[Code that draws figures]
···
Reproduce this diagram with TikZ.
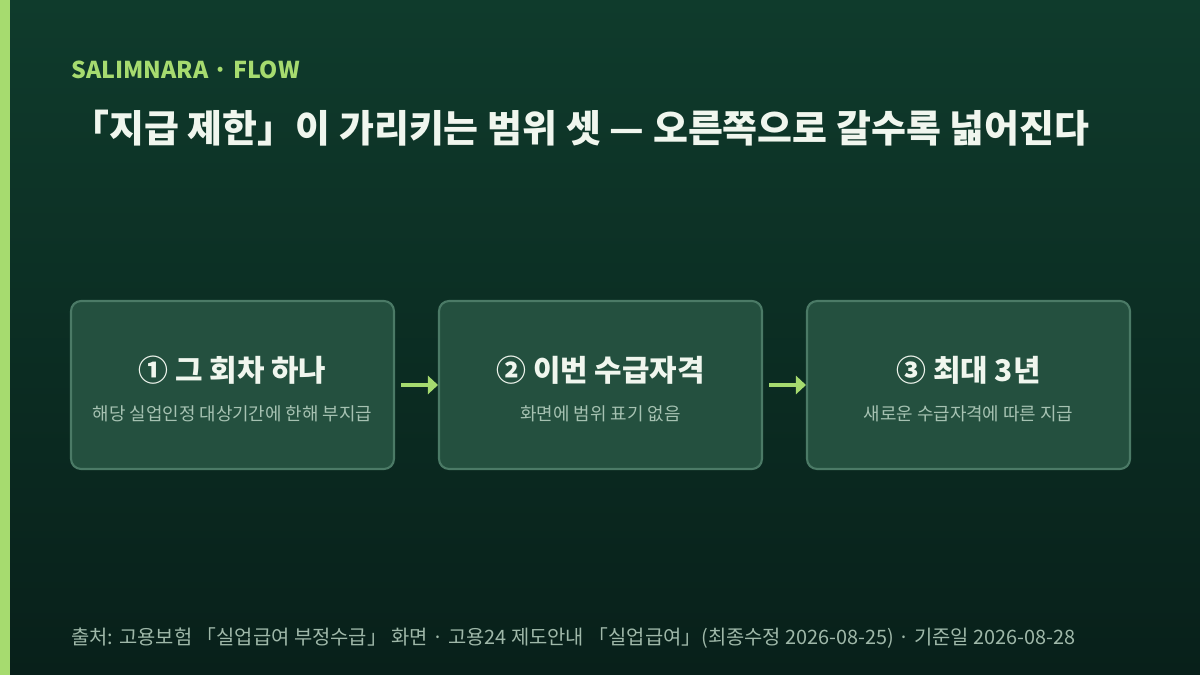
\documentclass[tikz,border=0pt]{standalone}
\usepackage{fontspec}
\setmainfont{Noto Sans CJK KR}
\usetikzlibrary{arrows.meta}

\definecolor{bgtop}{HTML}{0F3B2C}
\definecolor{bgbot}{HTML}{08201A}
\definecolor{accent}{HTML}{A6DB6F}
\definecolor{boxfill}{HTML}{24503F}
\definecolor{boxline}{HTML}{4B7A66}
\definecolor{subtext}{HTML}{A6C2B2}
\definecolor{notetext}{HTML}{9FB8A9}
\definecolor{titletext}{HTML}{F0F6EE}

\tikzset{
  stagebox/.style={draw=boxline, line width=1.2pt, fill=boxfill,
       rounded corners=0.2cm, minimum width=6.46cm, minimum height=3.36cm,
       inner sep=0cm},
  stagetitle/.style={text=titletext, font=\fontsize{17pt}{20pt}\selectfont\bfseries,
       inner sep=0cm},
  stagenote/.style={text=subtext, font=\fontsize{10.2pt}{12pt}\selectfont,
       inner sep=0cm},
  flowarrow/.style={draw=accent, line width=2.6pt,
       -{Triangle[length=0.2cm, width=0.36cm]}, shorten <=0.12cm}
}

\begin{document}
\begin{tikzpicture}[x=0.02cm, y=-0.02cm]

% background and side bar
\useasboundingbox (0,0) rectangle (1200,675);
\shade[top color=bgtop, bottom color=bgbot] (0,0) rectangle (1200,675);
\fill[accent] (0,0) rectangle (10,675);

% heading
\node[anchor=base west, inner sep=0cm, text=accent,
      font=\fontsize{13.2pt}{15pt}\selectfont\bfseries] (kicker) at (71,79)
  {SALIMNARA · FLOW};
\node[anchor=west, inner sep=0cm, text=titletext,
      font=\fontsize{21.6pt}{25pt}\selectfont\bfseries] (headline) at (71,128)
  {「지급 제한」이 가리키는 범위 셋 — 오른쪽으로 갈수록 넓어진다};

% the three stages
\node[stagebox] (b1) at (232.5,385) {};
\node[stagebox] (b2) at (600.5,385) {};
\node[stagebox] (b3) at (968.5,385) {};

\node[stagetitle] (t1) at ([yshift=0.3cm]b1.center) {① 그 회차 하나};
\node[stagenote]  (n1) at ([yshift=-0.58cm]b1.center) {해당 실업인정 대상기간에 한해 부지급};
\node[stagetitle] (t2) at ([yshift=0.3cm]b2.center) {② 이번 수급자격};
\node[stagenote]  (n2) at ([yshift=-0.58cm]b2.center) {화면에 범위 표기 없음};
\node[stagetitle] (t3) at ([yshift=0.3cm]b3.center) {③ 최대 3년};
\node[stagenote]  (n3) at ([yshift=-0.58cm]b3.center) {새로운 수급자격에 따른 지급};

\draw[flowarrow] (b1) -- (b2);
\draw[flowarrow] (b2) -- (b3);

% source line
\node[anchor=west, inner sep=0cm, text=notetext,
      font=\fontsize{11.3pt}{13pt}\selectfont] (source) at (71,638)
  {출처: 고용보험 「실업급여 부정수급」 화면 · 고용24 제도안내 「실업급여」(최종수정 2026-08-25) · 기준일 2026-08-28};

\end{tikzpicture}
\end{document}
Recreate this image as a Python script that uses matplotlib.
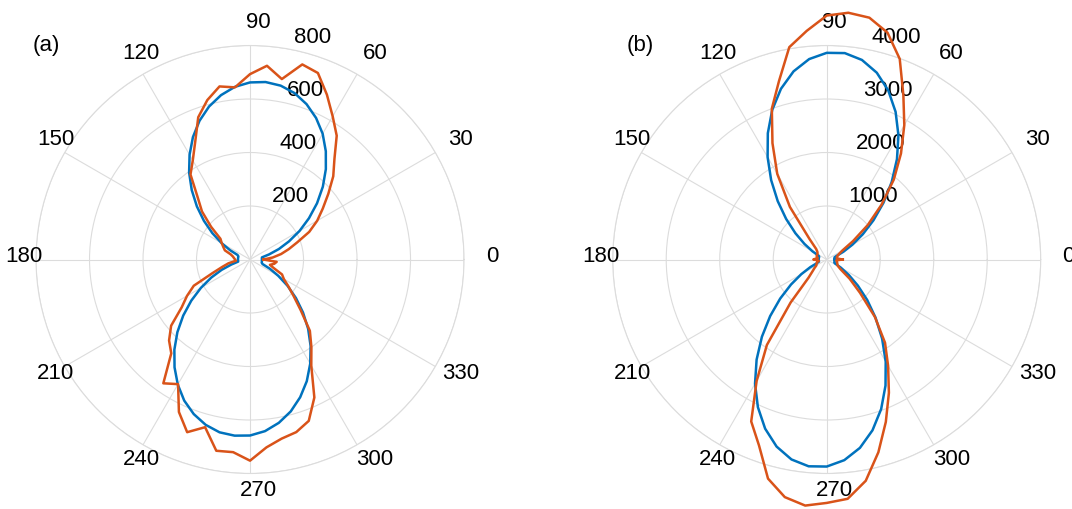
import numpy as np
import matplotlib
matplotlib.use('Agg')
import matplotlib.pyplot as plt
from matplotlib.transforms import offset_copy

plt.rcParams['font.family'] = ['Liberation Sans', 'DejaVu Sans']

# sample angles (deg) of every series
theta_deg = np.arange(0, 360, 5)
theta_ticks = [0, 30, 60, 90, 120, 150, 180, 210, 240, 270, 300, 330]

# panel (a)
rticks_a = [200, 400, 600, 800]
blue_a = [45, 45, 45, 74, 115, 161, 214, 269, 327, 385, 441, 494, 543, 584, 618, 644, 660, 666,
          662, 648, 624, 592, 552, 505, 452, 397, 339, 281, 225, 172, 123, 82, 50, 45, 45, 45,
          45, 45, 45, 72, 113, 160, 212, 268, 326, 384, 440, 492, 540, 582, 615, 640, 656, 661,
          658, 644, 620, 588, 548, 502, 450, 395, 338, 280, 224, 171, 122, 82, 50, 45, 45, 45]
red_a = [50, 85, 118, 150, 188, 244, 290, 332, 382, 440, 491, 565, 618, 680, 742, 755, 685, 727,
         693, 646, 657, 617, 566, 485, 428, 388, 305, 254, 190, 135, 122, 110, 100, 75, 65, 60,
         56, 53, 82, 108, 150, 232, 272, 312, 385, 428, 458, 565, 538, 629, 687, 649, 726, 723,
         752, 705, 680, 668, 642, 569, 458, 400, 348, 268, 213, 175, 146, 132, 95, 77, 92, 100]

# panel (b)
rticks_b = [1000, 2000, 3000, 4000]
blue_b = [150, 150, 150, 150, 192, 345, 555, 822, 1140, 1500, 1889, 2289, 2681, 3046, 3363, 3615, 3788, 3873,
          3863, 3761, 3571, 3304, 2977, 2605, 2210, 1811, 1425, 1073, 764, 509, 310, 168, 150, 150, 150, 150,
          150, 150, 150, 150, 190, 340, 550, 815, 1135, 1495, 1885, 2285, 2680, 3045, 3365, 3620, 3795, 3880,
          3870, 3765, 3575, 3305, 2975, 2600, 2205, 1805, 1420, 1070, 760, 505, 305, 165, 150, 150, 150, 150]
red_b = [300, 200, 190, 200, 220, 260, 340, 600, 1000, 1450, 1950, 2420, 2900, 3390, 3990, 4390, 4590, 4630,
         4560, 4290, 4030, 3450, 3000, 2400, 1850, 1200, 500, 280, 230, 210, 200, 200, 200, 190, 170, 200,
         250, 170, 150, 180, 200, 210, 225, 280, 350, 480, 1050, 1950, 2620, 3340, 3700, 4240, 4510, 4617,
         4550, 4490, 4200, 3730, 3230, 2750, 2294, 1900, 1400, 880, 560, 312, 240, 220, 210, 200, 190, 180]

BLUE = '#0072BD'
RED = '#D95319'
GRID = '#dcdcdc'

fig = plt.figure(figsize=(10.72, 5.10), dpi=100)


def panel(left, blue, red, rticks, tag, tag_x):
    ax = fig.add_axes([left, 0.0696, 0.3993, 0.8392], projection='polar')
    th = np.deg2rad(np.append(theta_deg, 360))
    ax.plot(th, np.append(blue, blue[0]), color=BLUE, lw=1.8, clip_on=False, zorder=3)
    ax.plot(th, np.append(red, red[0]), color=RED, lw=1.8, clip_on=False, zorder=4)
    ax.set_ylim(0, rticks[-1])
    ax.set_xticks(np.deg2rad(theta_ticks))
    ax.set_xticklabels([])
    ax.set_yticks(rticks)
    ax.set_yticklabels([])
    ax.tick_params(length=0)
    ax.grid(True, color=GRID, lw=0.8)
    ax.spines['polar'].set_color(GRID)
    ax.spines['polar'].set_linewidth(0.8)

    for t in theta_ticks:
        a = np.deg2rad(t)
        ax.text(0.5 + (234 * np.cos(a) + 8) / 428, 0.5 + (234 * np.sin(a) + 4) / 428, str(t),
                transform=ax.transAxes, ha='center', va='center', fontsize=16)
    tr = offset_copy(ax.transData, fig=fig, x=14.5, y=5.5, units='dots')
    for r in rticks:
        ax.text(np.deg2rad(82), r, str(r), transform=tr, ha='left', va='baseline',
                fontsize=16, zorder=2)
    fig.text(tag_x / 1072, 1 - 46 / 510, tag, ha='center', va='center', fontsize=16)
    return ax


panel(36 / 1072, blue_a, red_a, rticks_a, '(a)', 46)
panel(612.7 / 1072, blue_b, red_b, rticks_b, '(b)', 640)

fig.savefig('out.png', dpi=100)
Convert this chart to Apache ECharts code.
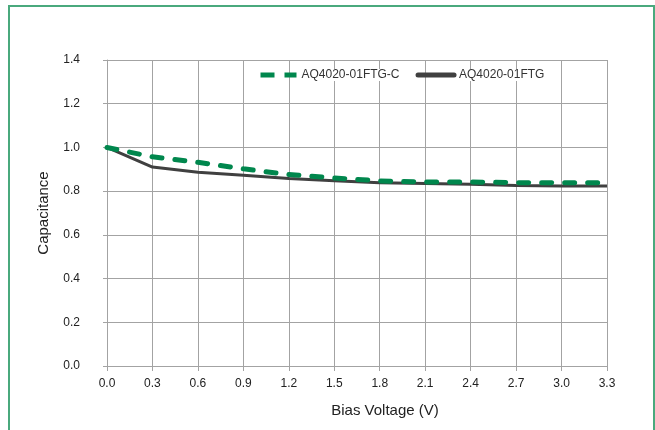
···
▶ TASK BRIEF: Leave out every picture, then retype exactly the lines from the one containing "Recreate this image" through the one containing "270, 300, 330]".

▶ TASK RESULT:
Recreate this image as a Python script that uses matplotlib.
import numpy as np
import matplotlib
matplotlib.use('Agg')
import matplotlib.pyplot as plt
from matplotlib.transforms import offset_copy

plt.rcParams['font.family'] = ['Liberation Sans', 'DejaVu Sans']

# sample angles (deg) of every series
theta_deg = np.arange(0, 360, 5)
theta_ticks = [0, 30, 60, 90, 120, 150, 180, 210, 240, 270, 300, 330]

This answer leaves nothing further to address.